PROBLEM DETAILS: Restate the data below word for word. Skip any images it contains.

INFORMATION PROVIDED:
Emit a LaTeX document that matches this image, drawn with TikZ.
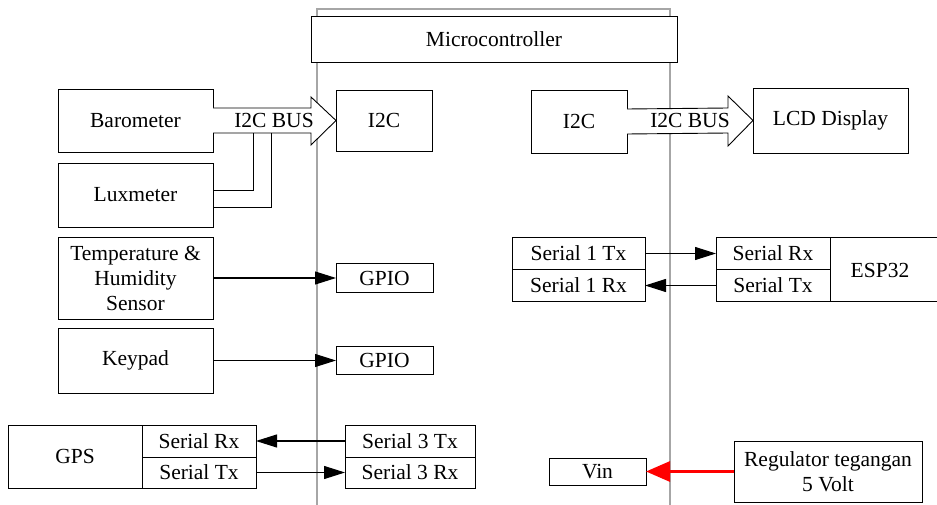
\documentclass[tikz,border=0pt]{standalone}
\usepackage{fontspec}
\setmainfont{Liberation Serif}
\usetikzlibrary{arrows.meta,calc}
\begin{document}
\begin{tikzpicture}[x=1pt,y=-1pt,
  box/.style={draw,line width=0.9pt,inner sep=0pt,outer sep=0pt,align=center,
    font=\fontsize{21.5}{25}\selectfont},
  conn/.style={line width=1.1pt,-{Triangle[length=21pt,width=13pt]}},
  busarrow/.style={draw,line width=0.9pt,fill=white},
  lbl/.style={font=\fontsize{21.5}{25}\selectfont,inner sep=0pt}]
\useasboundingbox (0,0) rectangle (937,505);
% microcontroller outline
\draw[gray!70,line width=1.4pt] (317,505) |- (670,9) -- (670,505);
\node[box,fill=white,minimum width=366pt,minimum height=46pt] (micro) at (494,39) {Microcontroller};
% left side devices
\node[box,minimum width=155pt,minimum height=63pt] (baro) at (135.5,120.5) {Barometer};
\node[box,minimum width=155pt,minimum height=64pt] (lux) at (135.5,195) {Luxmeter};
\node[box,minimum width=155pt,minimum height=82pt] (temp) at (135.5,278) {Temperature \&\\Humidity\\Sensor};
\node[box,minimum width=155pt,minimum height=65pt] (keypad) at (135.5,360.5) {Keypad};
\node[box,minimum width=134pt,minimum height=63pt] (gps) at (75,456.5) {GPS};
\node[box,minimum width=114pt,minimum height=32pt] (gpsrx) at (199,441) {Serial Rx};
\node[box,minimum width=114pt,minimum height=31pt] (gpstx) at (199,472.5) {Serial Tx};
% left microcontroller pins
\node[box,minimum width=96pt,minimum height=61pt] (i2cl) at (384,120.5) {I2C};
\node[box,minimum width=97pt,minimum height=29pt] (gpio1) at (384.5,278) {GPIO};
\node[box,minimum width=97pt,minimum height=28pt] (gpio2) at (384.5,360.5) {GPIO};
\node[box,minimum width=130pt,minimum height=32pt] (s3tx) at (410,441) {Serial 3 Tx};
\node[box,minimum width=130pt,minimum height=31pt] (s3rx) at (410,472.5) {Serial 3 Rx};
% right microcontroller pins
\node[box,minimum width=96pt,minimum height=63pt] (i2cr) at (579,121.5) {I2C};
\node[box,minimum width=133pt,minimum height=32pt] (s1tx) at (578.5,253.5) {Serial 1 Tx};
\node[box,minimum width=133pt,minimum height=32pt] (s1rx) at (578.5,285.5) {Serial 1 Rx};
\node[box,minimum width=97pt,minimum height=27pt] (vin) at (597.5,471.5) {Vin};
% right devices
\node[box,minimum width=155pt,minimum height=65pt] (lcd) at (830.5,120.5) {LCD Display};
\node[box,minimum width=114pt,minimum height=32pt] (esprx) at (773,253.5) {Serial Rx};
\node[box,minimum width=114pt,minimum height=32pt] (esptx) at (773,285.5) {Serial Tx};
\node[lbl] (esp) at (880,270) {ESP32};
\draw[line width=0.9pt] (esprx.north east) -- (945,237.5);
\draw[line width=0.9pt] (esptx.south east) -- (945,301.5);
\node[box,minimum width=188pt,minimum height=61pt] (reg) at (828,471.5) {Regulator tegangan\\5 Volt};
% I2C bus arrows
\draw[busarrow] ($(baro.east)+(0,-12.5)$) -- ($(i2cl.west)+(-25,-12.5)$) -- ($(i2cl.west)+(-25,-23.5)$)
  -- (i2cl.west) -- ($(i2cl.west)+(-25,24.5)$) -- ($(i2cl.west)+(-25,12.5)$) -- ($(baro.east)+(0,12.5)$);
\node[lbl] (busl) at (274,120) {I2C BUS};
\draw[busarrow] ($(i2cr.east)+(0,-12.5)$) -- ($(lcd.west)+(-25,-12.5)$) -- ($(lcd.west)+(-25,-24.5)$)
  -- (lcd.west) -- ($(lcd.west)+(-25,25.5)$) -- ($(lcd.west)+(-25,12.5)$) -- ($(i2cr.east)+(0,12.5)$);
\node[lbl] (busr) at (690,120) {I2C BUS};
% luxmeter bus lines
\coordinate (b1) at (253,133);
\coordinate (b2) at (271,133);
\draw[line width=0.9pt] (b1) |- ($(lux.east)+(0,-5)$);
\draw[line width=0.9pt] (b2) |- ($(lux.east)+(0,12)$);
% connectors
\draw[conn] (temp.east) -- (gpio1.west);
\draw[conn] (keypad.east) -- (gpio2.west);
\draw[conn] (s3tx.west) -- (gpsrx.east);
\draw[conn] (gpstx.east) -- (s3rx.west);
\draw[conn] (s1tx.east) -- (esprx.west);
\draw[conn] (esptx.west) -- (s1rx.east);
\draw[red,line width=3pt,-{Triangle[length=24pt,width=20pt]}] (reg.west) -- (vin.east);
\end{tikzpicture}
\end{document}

WORKED SOLUTION:
Emit a LaTeX document that matches this image, drawn with TikZ.
\documentclass[tikz,border=0pt]{standalone}
\usepackage{fontspec}
\setmainfont{Liberation Serif}
\usetikzlibrary{arrows.meta,calc}
\begin{document}
\begin{tikzpicture}[x=1pt,y=-1pt,
  box/.style={draw,line width=0.9pt,inner sep=0pt,outer sep=0pt,align=center,
    font=\fontsize{21.5}{25}\selectfont},
  conn/.style={line width=1.1pt,-{Triangle[length=21pt,width=13pt]}},
  busarrow/.style={draw,line width=0.9pt,fill=white},
  lbl/.style={font=\fontsize{21.5}{25}\selectfont,inner sep=0pt}]
\useasboundingbox (0,0) rectangle (937,505);
% microcontroller outline
\draw[gray!70,line width=1.4pt] (317,505) |- (670,9) -- (670,505);
\node[box,fill=white,minimum width=366pt,minimum height=46pt] (micro) at (494,39) {Microcontroller};
% left side devices
\node[box,minimum width=155pt,minimum height=63pt] (baro) at (135.5,120.5) {Barometer};
\node[box,minimum width=155pt,minimum height=64pt] (lux) at (135.5,195) {Luxmeter};
\node[box,minimum width=155pt,minimum height=82pt] (temp) at (135.5,278) {Temperature \&\\Humidity\\Sensor};
\node[box,minimum width=155pt,minimum height=65pt] (keypad) at (135.5,360.5) {Keypad};
\node[box,minimum width=134pt,minimum height=63pt] (gps) at (75,456.5) {GPS};
\node[box,minimum width=114pt,minimum height=32pt] (gpsrx) at (199,441) {Serial Rx};
\node[box,minimum width=114pt,minimum height=31pt] (gpstx) at (199,472.5) {Serial Tx};
% left microcontroller pins
\node[box,minimum width=96pt,minimum height=61pt] (i2cl) at (384,120.5) {I2C};
\node[box,minimum width=97pt,minimum height=29pt] (gpio1) at (384.5,278) {GPIO};
\node[box,minimum width=97pt,minimum height=28pt] (gpio2) at (384.5,360.5) {GPIO};
\node[box,minimum width=130pt,minimum height=32pt] (s3tx) at (410,441) {Serial 3 Tx};
\node[box,minimum width=130pt,minimum height=31pt] (s3rx) at (410,472.5) {Serial 3 Rx};
% right microcontroller pins
\node[box,minimum width=96pt,minimum height=63pt] (i2cr) at (579,121.5) {I2C};
\node[box,minimum width=133pt,minimum height=32pt] (s1tx) at (578.5,253.5) {Serial 1 Tx};
\node[box,minimum width=133pt,minimum height=32pt] (s1rx) at (578.5,285.5) {Serial 1 Rx};
\node[box,minimum width=97pt,minimum height=27pt] (vin) at (597.5,471.5) {Vin};
% right devices
\node[box,minimum width=155pt,minimum height=65pt] (lcd) at (830.5,120.5) {LCD Display};
\node[box,minimum width=114pt,minimum height=32pt] (esprx) at (773,253.5) {Serial Rx};
\node[box,minimum width=114pt,minimum height=32pt] (esptx) at (773,285.5) {Serial Tx};
\node[lbl] (esp) at (880,270) {ESP32};
\draw[line width=0.9pt] (esprx.north east) -- (945,237.5);
\draw[line width=0.9pt] (esptx.south east) -- (945,301.5);
\node[box,minimum width=188pt,minimum height=61pt] (reg) at (828,471.5) {Regulator tegangan\\5 Volt};
% I2C bus arrows
\draw[busarrow] ($(baro.east)+(0,-12.5)$) -- ($(i2cl.west)+(-25,-12.5)$) -- ($(i2cl.west)+(-25,-23.5)$)
  -- (i2cl.west) -- ($(i2cl.west)+(-25,24.5)$) -- ($(i2cl.west)+(-25,12.5)$) -- ($(baro.east)+(0,12.5)$);
\node[lbl] (busl) at (274,120) {I2C BUS};
\draw[busarrow] ($(i2cr.east)+(0,-12.5)$) -- ($(lcd.west)+(-25,-12.5)$) -- ($(lcd.west)+(-25,-24.5)$)
  -- (lcd.west) -- ($(lcd.west)+(-25,25.5)$) -- ($(lcd.west)+(-25,12.5)$) -- ($(i2cr.east)+(0,12.5)$);
\node[lbl] (busr) at (690,120) {I2C BUS};
% luxmeter bus lines
\coordinate (b1) at (253,133);
\coordinate (b2) at (271,133);
\draw[line width=0.9pt] (b1) |- ($(lux.east)+(0,-5)$);
\draw[line width=0.9pt] (b2) |- ($(lux.east)+(0,12)$);
% connectors
\draw[conn] (temp.east) -- (gpio1.west);
\draw[conn] (keypad.east) -- (gpio2.west);
\draw[conn] (s3tx.west) -- (gpsrx.east);
\draw[conn] (gpstx.east) -- (s3rx.west);
\draw[conn] (s1tx.east) -- (esprx.west);
\draw[conn] (esptx.west) -- (s1rx.east);
\draw[red,line width=3pt,-{Triangle[length=24pt,width=20pt]}] (reg.west) -- (vin.east);
\end{tikzpicture}
\end{document}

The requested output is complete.